WASHINGTON — North America’s Building Trades Unions (NABTU) and CPWR-The Center for Construction Research and Training released a national standard for infectious disease exposure control practices for U.S. construction sites. These guidelines aim to prevent disease, disability, and death caused by infectious disease exposure in lieu of federal action by OSHA.
The new national framework outlines planning and implementation elements with strong minimum standards, screening policies, and the requirement of a comprehensive employer exposure control plan comprised of control measures, symptom checking, social distancing, training, hygiene, and decontamination procedures.
“The COVID-19 pandemic clearly underscores the need for and value of a strong, adaptable, and multipurpose exposure control standard to prevent the spread of infectious diseases on U.S. construction sites,” said Sean McGarvey, president of NABTU. “Amid growing concerns across various industries regarding workplace safety in lieu of federal actions, the building trades are trying to do our best to protect our members and contractors on the job, and — for that matter — everyone in the construction industry.”
With the broad and complex challenges from infectious diseases today, providing a framework of exposure control practices is critical, said Chris Trahan Cain, executive director, CPWR-The Center for Construction Research and Training. “COVID-19 has not only raised awareness about the emergence and spread of infectious diseases, it has also provided the opportunity to advance their control.
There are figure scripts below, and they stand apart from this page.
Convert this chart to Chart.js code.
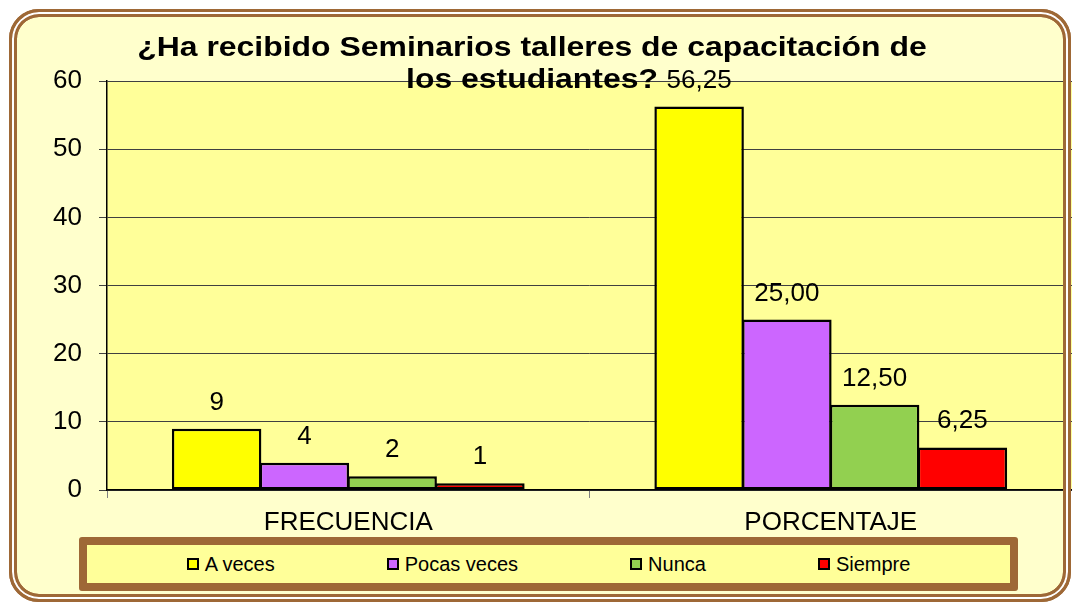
<!DOCTYPE html>
<html>
<head>
<meta charset="utf-8">
<script src="https://cdn.jsdelivr.net/npm/chart.js@4.4.1/dist/chart.umd.min.js"></script>
<style>
  body { margin: 0; background: #fff; }
  #wrap { position: relative; width: 1072px; height: 603px; overflow: hidden; font-family: "Liberation Sans", Arial, sans-serif; }
  .marco { position: absolute; left: 9px; top: 9px; width: 1062px; height: 593px; box-sizing: border-box;
           border: 3px solid #9e6836; border-radius: 30px;
           box-shadow: inset 0 0 0 2px #fff, inset 0 0 0 5px #9e6836; }
  #fondo { background: #ffffcc; }
  #frente { background: transparent; pointer-events: none; }
  #grafico { position: absolute; left: 0; top: 0; }
  #titulo { position: absolute; left: 132px; top: 31px; width: 800px; text-align: center;
            font-weight: bold; font-size: 28px; line-height: 32px; color: #000;
            transform: scaleX(1.14); transform-origin: 400px 0; }
  #leyenda { position: absolute; left: 79px; top: 537px; width: 939px; height: 54px; box-sizing: border-box;
             border: 8px solid #9e6836; border-radius: 3px; background: #ffff99;
             display: flex; justify-content: center; align-items: center; gap: 112px; font-size: 20px; }
  .item { display: flex; align-items: center; white-space: nowrap; }
  .caja { width: 8px; height: 8px; border: 2px solid #000; margin-right: 6px; }
</style>
</head>
<body>
<div id="wrap">
  <div class="marco" id="fondo"></div>
  <canvas id="grafico" width="1072" height="603"></canvas>
  <div id="titulo">¿Ha recibido Seminarios talleres de capacitación de<br>los estudiantes?</div>
  <div id="leyenda"></div>
  <div class="marco" id="frente"></div>
</div>
<script>
const categorias = ['FRECUENCIA', 'PORCENTAJE'];
const series = ['A veces', 'Pocas veces', 'Nunca', 'Siempre'];
const aVeces = [9, 56.25];
const pocasVeces = [4, 25];
const nunca = [2, 12.5];
const siempre = [1, 6.25];
const colores = ['#ffff00', '#cc66ff', '#92d050', '#ff0000'];
const ejeY = { min: 0, max: 60, paso: 10 };

const valores = [aVeces, pocasVeces, nunca, siempre];
const fuente = '"Liberation Sans", Arial, sans-serif';
Chart.defaults.font.family = fuente;
Chart.defaults.color = '#000';

function formato(v, i) {
    // frecuencia en enteros, porcentaje con dos decimales y coma
    return i === 0 ? String(v) : v.toFixed(2).replace('.', ',');
}

const fondoArea = {
    id: 'fondoArea',
    beforeDraw(chart) {
        const a = chart.chartArea, ctx = chart.ctx;
        ctx.save();
        ctx.fillStyle = '#ffff99';
        ctx.fillRect(a.left, a.top, a.right - a.left, a.bottom - a.top);
        ctx.restore();
    }
};

const etiquetas = {
    id: 'etiquetas',
    afterDatasetsDraw(chart) {
        const ctx = chart.ctx;
        ctx.save();
        ctx.font = '26px ' + fuente;
        ctx.fillStyle = '#000';
        ctx.textAlign = 'center';
        ctx.textBaseline = 'alphabetic';
        chart.data.datasets.forEach((ds, d) => {
            chart.getDatasetMeta(d).data.forEach((bar, i) => {
                ctx.fillText(formato(ds.data[i], i), bar.x, bar.y - 19);
            });
        });
        ctx.restore();
    }
};

new Chart(document.getElementById('grafico'), {
    type: 'bar',
    data: {
        labels: categorias,
        datasets: series.map((s, k) => ({
            label: s,
            data: valores[k],
            backgroundColor: colores[k],
            borderColor: '#000',
            borderWidth: 2.5,
            borderSkipped: false,
            barPercentage: 1.02,
            categoryPercentage: 0.7275
        }))
    },
    options: {
        responsive: false,
        animation: false,
        layout: { padding: { top: 81, bottom: 73, left: 0, right: 0 } },
        plugins: { legend: { display: false }, tooltip: { enabled: false } },
        scales: {
            x: {
                afterFit: s => { s.height = 40; },
                grid: { drawOnChartArea: false, tickLength: 8, color: '#808080' },
                border: { color: '#000', width: 1.5 },
                ticks: { padding: 9, font: { size: 26 } }
            },
            y: {
                min: ejeY.min,
                max: ejeY.max,
                afterFit: s => { s.width = 107; },
                grid: { color: '#404040', tickLength: 8 },
                border: { color: '#000', width: 1.5 },
                ticks: { stepSize: ejeY.paso, padding: 17, font: { size: 26 } }
            }
        }
    },
    plugins: [fondoArea, etiquetas]
});

const leyenda = document.getElementById('leyenda');
series.forEach((s, k) => {
    const item = document.createElement('div');
    item.className = 'item';
    const caja = document.createElement('span');
    caja.className = 'caja';
    caja.style.background = colores[k];
    item.appendChild(caja);
    item.appendChild(document.createTextNode(s));
    leyenda.appendChild(item);
});
</script>
</body>
</html>
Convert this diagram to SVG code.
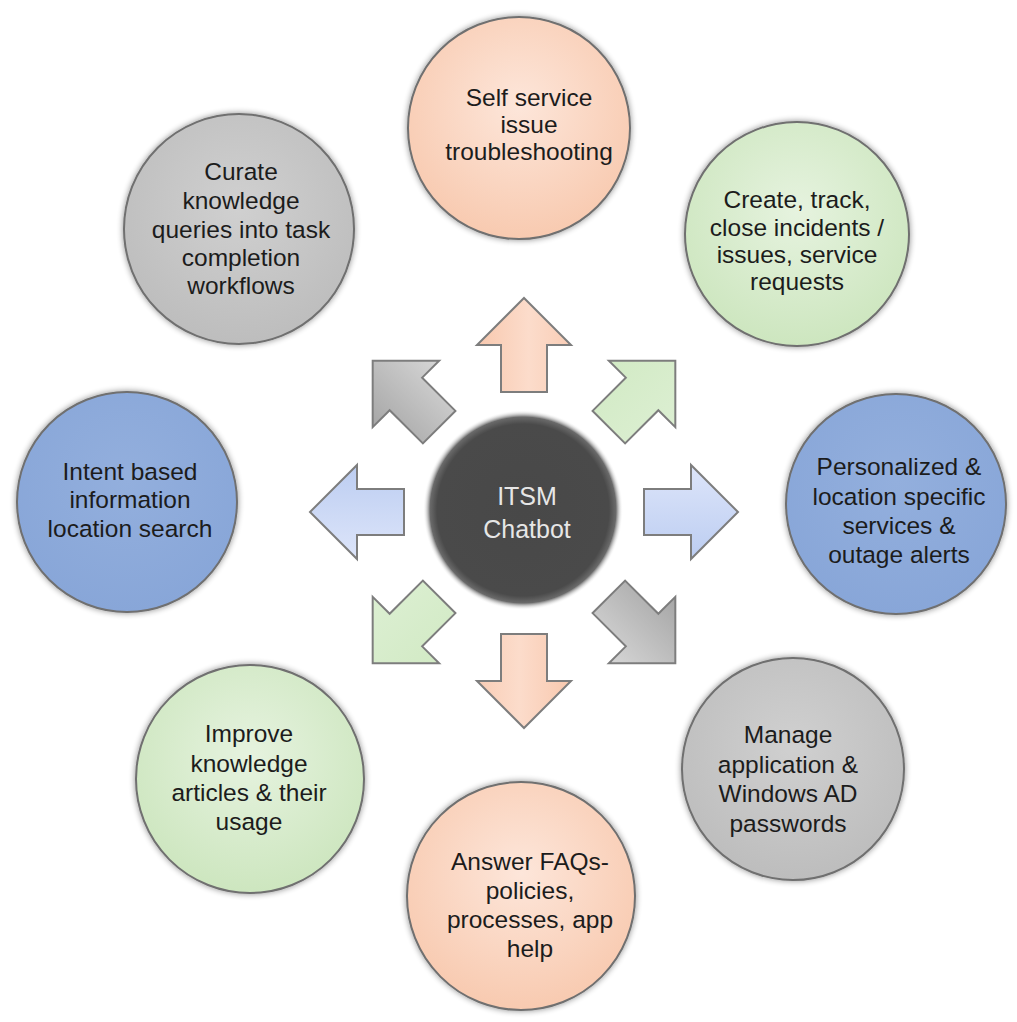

Given the current pandemic and the probability of future infectious disease outbreaks, this national framework will help the construction industry advance functions to better prevent and control infectious diseases and improve health on work sites.”
In many places across the country, many unions, contractors, and project owners have already implemented these protocols, McGarvey said.
“The industry has been calling for a single national standard, and this is a product we highly recommend for owners, contractors, union members, and all of our industry. We hope these guidelines will raise the bar to prevent and control infectious threats and improve safety and health management practices for not just construction, but all industries.”